▸ Problem details
Skip the images and copy each record exactly as written.

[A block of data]
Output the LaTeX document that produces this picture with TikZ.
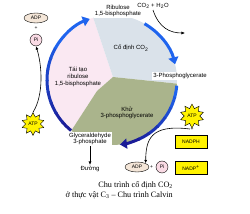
\documentclass[tikz,border=0pt]{standalone}
\usepackage{fontspec}
\setmainfont{Liberation Serif}
\setsansfont{Liberation Sans}
\usetikzlibrary{arrows.meta,shapes.geometric}

\definecolor{regenpink}{HTML}{FAE8F2}
\definecolor{fixblue}{HTML}{DAE2EA}
\definecolor{reduolive}{HTML}{AAB48C}
\definecolor{cycblue}{HTML}{1F64EE}
\definecolor{cycnavy}{HTML}{1A1C98}
\definecolor{pifill}{HTML}{F9DAE4}
\definecolor{adpfill}{HTML}{F4E6D8}

\tikzset{
  lbl/.style={font=\sffamily\fontsize{6}{6.6}\selectfont,align=center,inner sep=1pt},
  whitelbl/.style={lbl,fill=white},
  small/.style={font=\sffamily\fontsize{5}{5}\selectfont,inner sep=0.5pt},
  adpbox/.style={small,ellipse,draw,fill=adpfill,minimum width=24pt,minimum height=10pt},
  pibox/.style={small,circle,draw,fill=pifill,minimum size=12pt},
  atpstar/.style={small,star,star points=10,star point ratio=1.55,draw,fill=yellow,minimum size=22pt},
  nadpbox/.style={small,draw,fill=yellow,minimum width=32pt,minimum height=13pt},
  cycarrow/.style={line width=3pt,-{Triangle[length=7pt,width=10pt]}},
  thinarrow/.style={-{Latex[length=3.5pt,width=3pt]},semithick}
}

\begin{document}
\begin{tikzpicture}[x=1pt,y=-1pt]
\useasboundingbox (0,0) rectangle (250,214);

% the three phases
\begin{scope}
  \clip (112,80) circle (65);
  \fill[regenpink] (113,77) -- (89,5) -- (40,5) -- (40,155) -- (57,155) -- (73,128) -- (97,91) -- cycle;
  \fill[fixblue] (113,77) -- (89,5) -- (190,5) -- (190,85) -- cycle;
  \fill[reduolive] (113,77) -- (190,85) -- (190,155) -- (57,155) -- (73,128) -- (97,91) -- cycle;
\end{scope}

% cycle arrows
\foreach \a in {129,139,...,199}
  \draw[line width=3pt,cycblue!\the\numexpr(\a-129)*100/90\relax!cycnavy]
    (112,80) ++(\a:65) arc (\a:\a+11:65);
\draw[cycarrow,cycblue] (112,80) ++(209:65) arc (209:250:65);
\draw[cycarrow,cycblue] (112,80) ++(300:65) arc (300:346:65);
\foreach \a in {5,15,...,55}
  \draw[line width=3pt,cycnavy!\the\numexpr(\a-5)*100/60\relax!cycblue]
    (112,80) ++(\a:65) arc (\a:\a+11:65);
\draw[cycarrow,cycnavy] (112,80) ++(65:65) arc (65:83:65);

% labels on the cycle
\node[whitelbl] (ribu) at (118,11) {Ribulose\\1,5-bisphosphate};
\node[lbl] (fix) at (131,48) {Cố định CO\textsubscript{2}};
\node[whitelbl] (pga) at (180,76) {3-Phosphoglycerate};
\node[lbl] (regen) at (78,77) {Tái tạo\\ribulose\\1,5-bisphosphate};
\node[lbl] (redu) at (127,113) {Khử\\3-phosphoglycerate};
\node[whitelbl] (g3p) at (90,139) {Glyceraldehyde\\3-phosphate};
\node[lbl] (sugar) at (90,169) {Đường};
\node[lbl] (co2in) at (153,6) {CO\textsubscript{2} + H\textsubscript{2}O};
\coordinate (co2end) at (185,33);

% energy, left side
\node[adpbox] (adpL) at (36,18) {ADP};
\node[small] (plusL) at (36,28) {+};
\node[pibox] (piL) at (36,40) {Pi};
\node[atpstar] (atpL) at (33,124) {ATP};

% energy, right side
\node[atpstar,minimum size=24pt] (atpR) at (192,116) {ATP};
\node[small] (plusR) at (192,129) {+};
\node[nadpbox] (nadph) at (191,142) {NADPH};
\node[nadpbox] (nadp) at (191,168) {NADP\textsuperscript{+}};
\node[adpbox] (adpR) at (137,167) {ADP};
\node[small] (plusM) at (151.5,167) {+};
\node[pibox] (piR) at (162,167) {Pi};

% connectors
\draw[thinarrow] (co2in.south) .. controls (159,28) and (170,33) .. (co2end);
\draw[thinarrow] (atpL.north) .. controls (44,95) and (42,65) .. (piL.south);
\draw[thinarrow] (plusR.west) .. controls (150,124) and (146,140) .. (adpR.north east);
\draw[thinarrow] (g3p) -- (sugar);

% caption
\node[anchor=north east,align=right,inner sep=0pt,font=\fontsize{8.2}{10}\selectfont] (caption) at (173,181)
  {Chu trình cố định CO\textsubscript{2}\\ở thực vật C\textsubscript{3} – Chu trình Calvin};
\end{tikzpicture}
\end{document}
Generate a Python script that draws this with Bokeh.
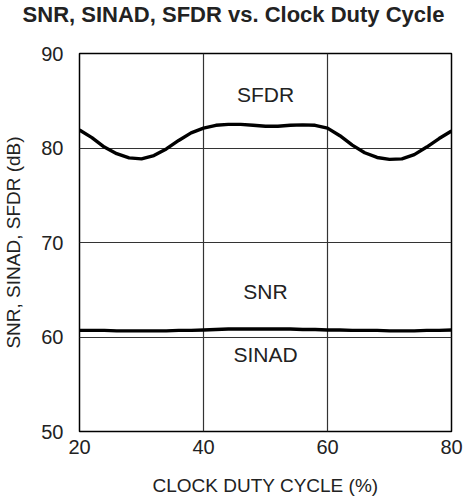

▸ Answer for this exercise
Output the LaTeX document that produces this picture with TikZ.
\documentclass[tikz,border=0pt]{standalone}
\usepackage{fontspec}
\setmainfont{Liberation Serif}
\setsansfont{Liberation Sans}
\usetikzlibrary{arrows.meta,shapes.geometric}

\definecolor{regenpink}{HTML}{FAE8F2}
\definecolor{fixblue}{HTML}{DAE2EA}
\definecolor{reduolive}{HTML}{AAB48C}
\definecolor{cycblue}{HTML}{1F64EE}
\definecolor{cycnavy}{HTML}{1A1C98}
\definecolor{pifill}{HTML}{F9DAE4}
\definecolor{adpfill}{HTML}{F4E6D8}

\tikzset{
  lbl/.style={font=\sffamily\fontsize{6}{6.6}\selectfont,align=center,inner sep=1pt},
  whitelbl/.style={lbl,fill=white},
  small/.style={font=\sffamily\fontsize{5}{5}\selectfont,inner sep=0.5pt},
  adpbox/.style={small,ellipse,draw,fill=adpfill,minimum width=24pt,minimum height=10pt},
  pibox/.style={small,circle,draw,fill=pifill,minimum size=12pt},
  atpstar/.style={small,star,star points=10,star point ratio=1.55,draw,fill=yellow,minimum size=22pt},
  nadpbox/.style={small,draw,fill=yellow,minimum width=32pt,minimum height=13pt},
  cycarrow/.style={line width=3pt,-{Triangle[length=7pt,width=10pt]}},
  thinarrow/.style={-{Latex[length=3.5pt,width=3pt]},semithick}
}

\begin{document}
\begin{tikzpicture}[x=1pt,y=-1pt]
\useasboundingbox (0,0) rectangle (250,214);

% the three phases
\begin{scope}
  \clip (112,80) circle (65);
  \fill[regenpink] (113,77) -- (89,5) -- (40,5) -- (40,155) -- (57,155) -- (73,128) -- (97,91) -- cycle;
  \fill[fixblue] (113,77) -- (89,5) -- (190,5) -- (190,85) -- cycle;
  \fill[reduolive] (113,77) -- (190,85) -- (190,155) -- (57,155) -- (73,128) -- (97,91) -- cycle;
\end{scope}

% cycle arrows
\foreach \a in {129,139,...,199}
  \draw[line width=3pt,cycblue!\the\numexpr(\a-129)*100/90\relax!cycnavy]
    (112,80) ++(\a:65) arc (\a:\a+11:65);
\draw[cycarrow,cycblue] (112,80) ++(209:65) arc (209:250:65);
\draw[cycarrow,cycblue] (112,80) ++(300:65) arc (300:346:65);
\foreach \a in {5,15,...,55}
  \draw[line width=3pt,cycnavy!\the\numexpr(\a-5)*100/60\relax!cycblue]
    (112,80) ++(\a:65) arc (\a:\a+11:65);
\draw[cycarrow,cycnavy] (112,80) ++(65:65) arc (65:83:65);

% labels on the cycle
\node[whitelbl] (ribu) at (118,11) {Ribulose\\1,5-bisphosphate};
\node[lbl] (fix) at (131,48) {Cố định CO\textsubscript{2}};
\node[whitelbl] (pga) at (180,76) {3-Phosphoglycerate};
\node[lbl] (regen) at (78,77) {Tái tạo\\ribulose\\1,5-bisphosphate};
\node[lbl] (redu) at (127,113) {Khử\\3-phosphoglycerate};
\node[whitelbl] (g3p) at (90,139) {Glyceraldehyde\\3-phosphate};
\node[lbl] (sugar) at (90,169) {Đường};
\node[lbl] (co2in) at (153,6) {CO\textsubscript{2} + H\textsubscript{2}O};
\coordinate (co2end) at (185,33);

% energy, left side
\node[adpbox] (adpL) at (36,18) {ADP};
\node[small] (plusL) at (36,28) {+};
\node[pibox] (piL) at (36,40) {Pi};
\node[atpstar] (atpL) at (33,124) {ATP};

% energy, right side
\node[atpstar,minimum size=24pt] (atpR) at (192,116) {ATP};
\node[small] (plusR) at (192,129) {+};
\node[nadpbox] (nadph) at (191,142) {NADPH};
\node[nadpbox] (nadp) at (191,168) {NADP\textsuperscript{+}};
\node[adpbox] (adpR) at (137,167) {ADP};
\node[small] (plusM) at (151.5,167) {+};
\node[pibox] (piR) at (162,167) {Pi};

% connectors
\draw[thinarrow] (co2in.south) .. controls (159,28) and (170,33) .. (co2end);
\draw[thinarrow] (atpL.north) .. controls (44,95) and (42,65) .. (piL.south);
\draw[thinarrow] (plusR.west) .. controls (150,124) and (146,140) .. (adpR.north east);
\draw[thinarrow] (g3p) -- (sugar);

% caption
\node[anchor=north east,align=right,inner sep=0pt,font=\fontsize{8.2}{10}\selectfont] (caption) at (173,181)
  {Chu trình cố định CO\textsubscript{2}\\ở thực vật C\textsubscript{3} – Chu trình Calvin};
\end{tikzpicture}
\end{document}
Generate a Python script that draws this with Bokeh.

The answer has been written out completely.